We have not seen enough of family life to comment on anything but the most cursory items of note. Marriage is a commodity revealed most strongly in newspapers. On a Saturday when you pull out the classified there are no pages on items for sale, only four pages of, mostly women, advertising for a husband. Quite often these are the ads placed by a family on behalf of a daughter now living in the USA. Almost all have degrees and many are green card holders looking for a husband back home. These ads are, of course placed by those with money. For those with less, the newspaper is still a valuable resource for information about the marriage commodity. Consider the 10-year-old girl who is forced by her village to marry a dog in order to stave off a curse brought on because a baby's first teeth came in on the top and not bottom jaw. This article was complete with a picture of the happy couple. Or of the articles that always begin by saying that a woman committed suicide by either self-immolation or by poisoning, but concludes with the husband or parents being questioned or arrested because there is a high incidence of wives being killed so that the husband can marry into another household to obtain their wealth. There are also the marriages that we don't really see, the ones designed to strengthen business relationships because we do know that, a business can only be successful when it has strong personal relationships. Winning customers through economic competitive advantage is not the way it works here, perhaps that is why the Western companies have saturated the country with brand name recognition tactics, to establish their name with the people on a common basis and thus establishing a personal connection to them. Perhaps also this is why when a businessman attempts to get our attention in the street he does so by saying "hello friend," instead of just "hello?"
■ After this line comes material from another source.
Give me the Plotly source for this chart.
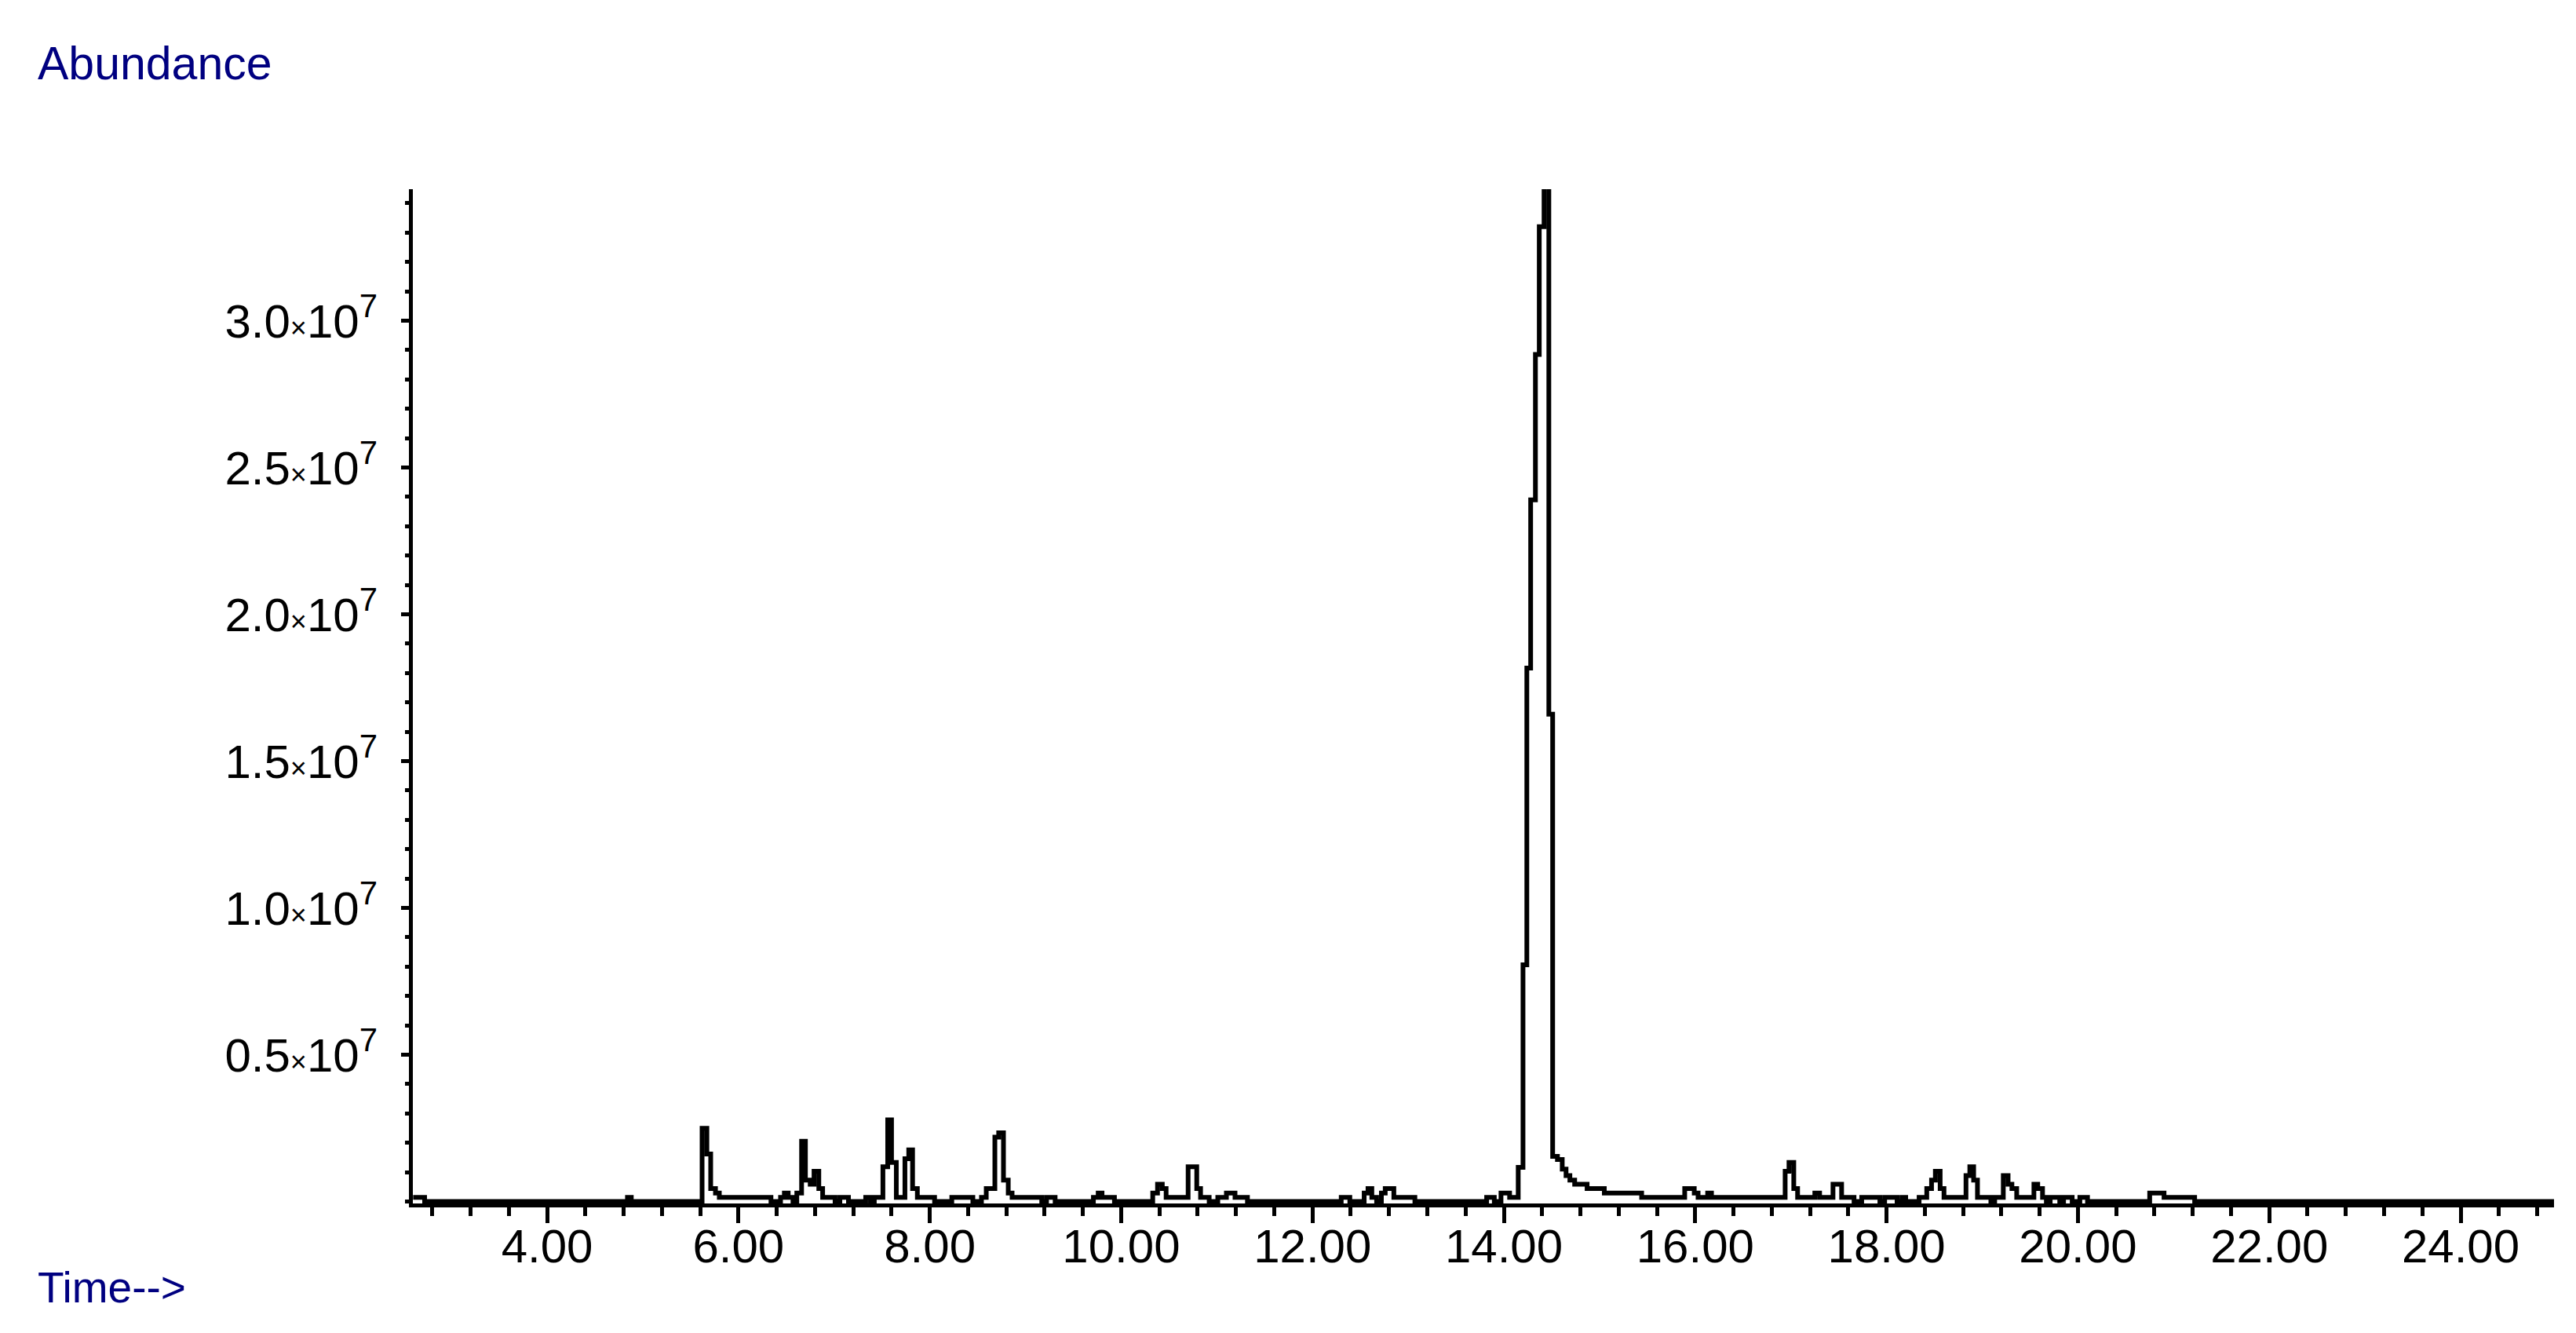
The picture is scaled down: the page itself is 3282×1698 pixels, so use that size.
import plotly.graph_objects as go

# Total ion chromatogram (time in minutes, abundance in counts)
rt_min = [
    2.60, 2.72, 4.84, 4.88,
    5.62, 5.67, 5.71, 5.76, 5.80, 6.34, 6.44, 6.48, 6.52, 6.57,
    6.61, 6.66, 6.70, 6.75, 6.79, 6.84, 6.88, 7.01, 7.06, 7.15,
    7.33, 7.38, 7.42, 7.51, 7.56, 7.60, 7.65, 7.74, 7.78, 7.82,
    7.87, 8.05, 8.23, 8.45, 8.54, 8.59, 8.68, 8.72, 8.77, 8.82,
    8.86, 9.17, 9.22, 9.31, 9.71, 9.76, 9.80, 9.93,
    10.33, 10.38, 10.43, 10.47, 10.70, 10.79, 10.83, 10.92, 11.01, 11.10,
    11.19, 11.32, 12.30, 12.39, 12.54, 12.58, 12.62, 12.67, 12.72, 12.76,
    12.85, 13.07, 13.82, 13.90, 13.97, 14.06,
    14.15, 14.20, 14.24, 14.28, 14.33, 14.37, 14.42, 14.47, 14.51, 14.56,
    14.61, 14.65, 14.69, 14.74, 14.87, 15.05, 15.44, 15.89, 15.99, 16.03,
    16.13, 16.17, 16.94, 16.98, 17.03, 17.07, 17.25, 17.30, 17.44, 17.53,
    17.66, 17.74, 17.93, 17.98, 18.11, 18.16, 18.20, 18.34, 18.42, 18.47,
    18.51, 18.56, 18.60, 18.83, 18.87, 18.91, 18.95, 19.09, 19.13, 19.22,
    19.27, 19.31, 19.36, 19.54, 19.58, 19.63, 19.67, 19.71, 19.81, 19.85,
    19.94, 20.02, 20.10, 20.75, 20.90, 21.22, 24.98,
]
abundance = [
    1.43e5, 0, 1.43e5, 0,
    2.49e6, 1.62e6, 4.4e5, 2.85e5, 1.43e5, 0, 1.43e5, 2.85e5, 1.43e5, 0,
    2.85e5, 2.05e6, 7.3e5, 5.9e5, 1.03e6, 4.4e5, 1.43e5, 0, 1.43e5, 0,
    1.43e5, 0, 1.43e5, 1.18e6, 2.78e6, 1.33e6, 1.43e5, 1.46e6, 1.76e6, 4.4e5,
    1.43e5, 0, 1.43e5, 0, 1.43e5, 4.4e5, 2.19e6, 2.34e6, 7.3e5, 2.85e5,
    1.43e5, 0, 1.43e5, 0, 1.43e5, 2.85e5, 1.43e5, 0,
    2.85e5, 5.9e5, 4.4e5, 1.43e5, 1.18e6, 4.4e5, 1.43e5, 0, 1.43e5, 2.85e5,
    1.43e5, 0, 1.43e5, 0, 2.85e5, 4.4e5, 1.43e5, 0, 2.85e5, 4.4e5,
    1.43e5, 0, 1.43e5, 0, 2.85e5, 1.43e5,
    1.16e6, 8.06e6, 1.817e7, 2.39e7, 2.885e7, 3.32e7, 3.46e7, 1.66e7, 1.54e6, 1.43e6,
    1.1e6, 8.8e5, 7.3e5, 5.9e5, 4.4e5, 2.85e5, 1.43e5, 4.4e5, 2.85e5, 1.43e5,
    2.85e5, 1.43e5, 1.03e6, 1.33e6, 4.4e5, 1.43e5, 2.85e5, 1.43e5, 5.9e5, 1.43e5,
    0, 1.43e5, 0, 1.43e5, 0, 1.43e5, 0, 1.43e5, 4.4e5, 7.3e5,
    1.03e6, 4.4e5, 1.43e5, 8.8e5, 1.18e6, 7.3e5, 1.43e5, 0, 1.43e5, 8.8e5,
    5.9e5, 4.4e5, 1.43e5, 5.9e5, 4.4e5, 1.43e5, 0, 1.43e5, 0, 1.43e5,
    0, 1.43e5, 0, 2.85e5, 1.43e5, 0, 0,
]

# y tick labels
y_tickvals = [0.5e7, 1.0e7, 1.5e7, 2.0e7, 2.5e7, 3.0e7]
y_mantissa = ["0.5", "1.0", "1.5", "2.0", "2.5", "3.0"]
y_ticktext = [m + "<span style='font-size:36px'>×</span>10<sup>7</sup>" for m in y_mantissa]

FONT = "Liberation Sans, Arial, sans-serif"
NAVY = "#000080"

fig = go.Figure()
fig.add_trace(go.Scatter(
    x=rt_min, y=abundance, mode="lines",
    line=dict(color="black", width=6, shape="hv"),
    showlegend=False, hoverinfo="x+y",
))

fig.update_xaxes(
    range=[2.597, 24.976],
    showline=True, linecolor="black", linewidth=5,
    showgrid=False, zeroline=False,
    tick0=0, dtick=2, tickformat=".2f",
    ticks="outside", ticklen=20, tickwidth=5, tickcolor="black",
    minor=dict(tick0=0, dtick=0.4, ticks="outside", ticklen=11, tickwidth=5, tickcolor="black"),
    tickfont=dict(family=FONT, size=60, color="black"),
    ticklabelstandoff=-22,
)
fig.update_yaxes(
    range=[-0.067e6, 3.448e7],
    showline=True, linecolor="black", linewidth=5,
    showgrid=False, zeroline=False,
    tickmode="array", tickvals=y_tickvals, ticktext=y_ticktext,
    ticks="outside", ticklen=10, tickwidth=5, tickcolor="black",
    minor=dict(tickmode="linear", tick0=0, dtick=1e6, ticks="outside", ticklen=5, tickwidth=5, tickcolor="black"),
    tickfont=dict(family=FONT, size=60, color="black"),
    ticklabelstandoff=18,
)

fig.add_annotation(text="Abundance", xref="paper", yref="paper", x=-0.176, y=1.1238,
                   xanchor="left", yanchor="middle", showarrow=False,
                   font=dict(family=FONT, size=59, color=NAVY))
fig.add_annotation(text="Time-->", xref="paper", yref="paper", x=-0.176, y=-0.083,
                   xanchor="left", yanchor="middle", showarrow=False,
                   font=dict(family=FONT, size=55, color=NAVY))

fig.update_layout(
    width=3282, height=1698,
    margin=dict(l=518, r=36, t=233, b=173),
    paper_bgcolor="white", plot_bgcolor="white",
)

fig.write_html("out.html")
I will conclude with just one more observation. Kudos to those who have read with me thus far. Indians have the technology to build optical fibre networks. They can buy all the modern conveniences of air conditioning, fridges, cars etc. They could easily convert open-air markets into malls so that flooding would not require people to wade through the streets with their shopping. They can rebuild roads without having people carry bricks, rubble and sand on baskets that they put on their heads. They can use lawnmowers instead of having people cut back grass with sickles. But there is a choice that is often made to employ more people to do the work of a more effective machine. There is a value in manual labor that extends even to those studying management in the university Julie is attending. When we went on an adventure weekend with the students and an inflatable raft had to be emptied of water, the suggestion to simply upturn the boat to effectively remove the water was not appropriate to those with a manual ballast pump in their hands. To them there was a greater satisfaction in knowing that it could be done through determined effort.